La separazione delle carriere non si giustifica per la necessità di evitare l’appiattimento dei giudici sulle richieste dei pubblici ministeri: i numeri delle assoluzioni dimostrano che questo effetto non esiste. Eccessiva discrezionalità del p.m., non sufficientemente “imbrigliato” dal giudice-collega? Spetta alla legge definire meglio l’ambito di azione dell’accusa, come in parte fatto dalla riforma Cartabia, ma il Parlamento ha sempre evitato di fissare i criteri con cui selezionare le priorità dell’intervento penale. Un migliore controllo sulla professionalità dei pubblici ministeri? Saranno solo i p.m. a valutarne le capacità, senza alcun apporto dei giudici (e viceversa), perché ognuno dei due ordini avrà un proprio Consiglio Superiore. Non ci sarà alcun vantaggio, soprattutto per l’imputato, da un corpo separato e autogovernato di requirenti, che procede per direttrici sganciate dalla complementarietà con la magistratura giudicante. Inevitabilmente, presto sarà la politica ad assumere su di sé il compito di porre un freno.

I rappresentanti dei magistrati negli organi di autogoverno verranno sorteggiati: nessuno dei moderni Stati costituzionali nega ai magistrati di scegliere da chi farsi rappresentare. In passato questa facoltà non è stata esercitata bene? Se il rimedio contro l’elettorato che sbaglia è quello di punirlo e di rieducarlo attraverso la privazione del suo potere di scelta, sarà facile poi farne una soluzione buona per tutte le necessità.

Il modello costituzionale italiano ha una sua nobile, e drammatica, storia, che ne giustifica l’originalità. E’ falso che esso soccomba nel confronto con le esperienze europee, perché ad esso si è ispirata l’Ue con l’istituzione della Procura europea. Verrà snaturato da una riforma strumentale a tutt’altri scopi, che emergono chiaramente dalle furiose polemiche agitate contro le iniziative giudiziarie giudicate “contrarie” agli interessi nazionali, in realtà quelli della maggioranza che ci governa. Si pensi agli insulti rivolti a questo o quel magistrato, p.m. o giudice che sia, perché accusato di avere adottato una decisione dipinta come “sbagliata” o addirittura dettata da pregiudizio e da volontà di opporsi al disegno politico dell’esecutivo.

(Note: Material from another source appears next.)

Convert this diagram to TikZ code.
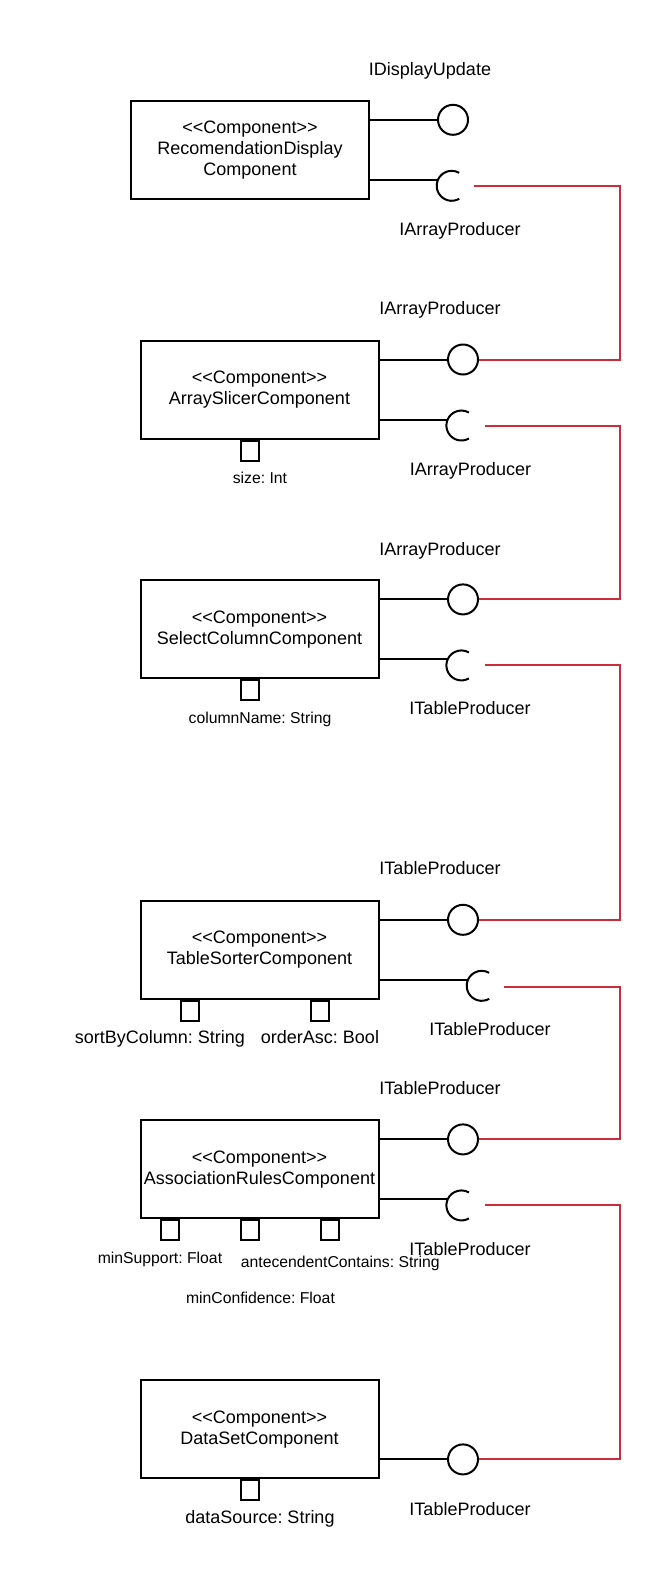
\documentclass[tikz,border=0pt]{standalone}
\usepackage{fontspec}
\setmainfont{Liberation Sans}
\definecolor{linkred}{RGB}{205,45,57}
\newcommand{\stereo}[1]{<{}<#1>{}>}
\begin{document}
\frenchspacing
\begin{tikzpicture}[x=1pt,y=-1pt,
  comp/.style={draw,line width=2pt,minimum width=238pt,minimum height=98pt,
    align=center,inner sep=0pt,font=\fontsize{18}{21}\selectfont},
  port/.style={draw,line width=2pt,minimum width=18pt,minimum height=20pt,inner sep=0pt,anchor=north},
  provided/.style={draw,circle,line width=2pt,minimum size=30pt,inner sep=0pt},
  lbl/.style={inner sep=0pt,text height=12.9pt,text depth=0pt,font=\fontsize{18}{21}\selectfont},
  small/.style={inner sep=0pt,text height=11.3pt,text depth=0pt,font=\fontsize{15.75}{18}\selectfont},
  wire/.style={line width=2pt},
  link/.style={line width=2pt,draw=linkred},
  socket/.style={line width=2pt},
]
\useasboundingbox (0,0) rectangle (661,1580);

% components
\node[comp] (b1) at (250,149.6)  {\stereo{Component}\\RecomendationDisplay\\Component};
\node[comp] (b2) at (259.5,389.5) {\stereo{Component}\\ArraySlicerComponent};
\node[comp] (b3) at (259.5,629.2) {\stereo{Component}\\SelectColumnComponent};
\node[comp] (b4) at (259.5,949.7) {\stereo{Component}\\TableSorterComponent};
\node[comp] (b5) at (259.5,1169.3) {\stereo{Component}\\AssociationRulesComponent};
\node[comp] (b6) at (259.5,1429.3) {\stereo{Component}\\DataSetComponent};

% parameter ports, hanging from the bottom edge
\node[port] (p2)  at (b2.south -| 250,0) {};
\node[port] (p3)  at (b3.south -| 250,0) {};
\node[port] (p4a) at (b4.south -| 190,0) {};
\node[port] (p4b) at (b4.south -| 320,0) {};
\node[port] (p5a) at (b5.south -| 170,0) {};
\node[port] (p5b) at (b5.south -| 250,0) {};
\node[port] (p5c) at (b5.south -| 330,0) {};
\node[port] (p6)  at (b6.south -| 250,0) {};

\node[small] (l2)  at (260,477.7) {size: Int};
\node[small] (l3)  at (260,717.4) {columnName: String};
\node[lbl]   (l4a) at (160,1036.7) {sortByColumn: String};
\node[lbl]   (l4b) at (320,1036.7) {orderAsc: Bool};
\node[small] (l5a) at (160,1258.3) {minSupport: Float};
\node[small] (l5c) at (340.3,1262.3) {antecendentContains: String};
\node[small] (l5b) at (260.5,1298.3) {minConfidence: Float};
\node[lbl]   (l6)  at (260,1516.7) {dataSource: String};

% provided interfaces (lollipops)
\node[provided] (c1) at (453,119.8) {};
\node[provided] (c2) at (463,359.5) {};
\node[provided] (c3) at (463,599.4) {};
\node[provided] (c4) at (463,919.8) {};
\node[provided] (c5) at (463,1139.4) {};
\node[provided] (c6) at (463,1459.4) {};

\foreach \b/\c in {b1/c1,b2/c2,b3/c3,b4/c4,b5/c5,b6/c6}
  \draw[wire] (\b.east |- \c) -- (\c);

% required interfaces (sockets)
\coordinate (s1) at (451.7,185.8);
\coordinate (s2) at (461.4,425.5);
\coordinate (s3) at (461.4,665.4);
\coordinate (s4) at (481.7,985.8);
\coordinate (s5) at (461.4,1205.4);

\foreach \b/\s in {b1/s1,b2/s2,b3/s3,b4/s4,b5/s5}{
  \draw[socket] ([shift={(60:15)}]\s) arc[start angle=60,end angle=300,radius=15];
  \coordinate (\s in) at ([shift={(-13.75,-6)}]\s);
  \draw[wire] (\b.east |- \s in) -- (\s in);
}

% assembly links
\coordinate (r1) at (474,186);
\coordinate (r2) at (485,425.5);
\coordinate (r3) at (485,665.4);
\coordinate (r4) at (504,987);
\coordinate (r5) at (485,1205.4);

\draw[link] (r1) -- (620,186) |- (c2.east);
\draw[link] (r2) -- (620,425.5) |- (c3.east);
\draw[link] (r3) -- (620,665.4) |- (c4.east);
\draw[link] (r4) -- (620,987) |- (c5.east);
\draw[link] (r5) -- (620,1205.4) |- (c6.east);

% interface names
\node[lbl] (i1)  at (430,69.5)   {IDisplayUpdate};
\node[lbl] (i2)  at (460,229)    {IArrayProducer};
\node[lbl] (i3)  at (440,308.5)  {IArrayProducer};
\node[lbl] (i4)  at (470.5,469)  {IArrayProducer};
\node[lbl] (i5)  at (440,549)    {IArrayProducer};
\node[lbl] (i6)  at (470,708.3)  {ITableProducer};
\node[lbl] (i7)  at (440,868.5)  {ITableProducer};
\node[lbl] (i8)  at (490,1029.3) {ITableProducer};
\node[lbl] (i9)  at (440,1088.2) {ITableProducer};
\node[lbl] (i10) at (470,1249)   {ITableProducer};
\node[lbl] (i11) at (470,1509)   {ITableProducer};
\end{tikzpicture}
\end{document}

Quanti magistrati, abituati a lavorare in silenzio, sono stati trascinati alla ribalta malevola dei media, vedendo le loro persone aggredite con toni violenti con l’accusa di essere privi del primo requisito del giudice, l’imparzialità. Pochi giorni fa, le stesse Sezioni Unite della Cassazione, supremo organo giudiziario chiamato a risolvere i dubbi interpretativi più complicati, sono state trascinate dai vertici del governo in una polemica infamante e priva di qualsiasi spessore giuridico, per la decisione sul risarcimento ad uno dei migranti bloccati sulla nave Diciotti dopo il salvataggio in mare.

E’ a queste polemiche, e al dibattito che si agita intorno ad esse, che bisogna pensare quando ci si interroga su ragioni e obiettivi della riforma. Ragioni che stanno nell’intenzione di punire e isolare chi non si allinea ai fini di governo, non di aumentare l’efficienza del servizio.

Per questo i magistrati scioperano, protestano e protesteranno: perché questo stravolgimento non avvenga, o non in loro nome. Che i cittadini sappiano quale è la vera posta in gioco.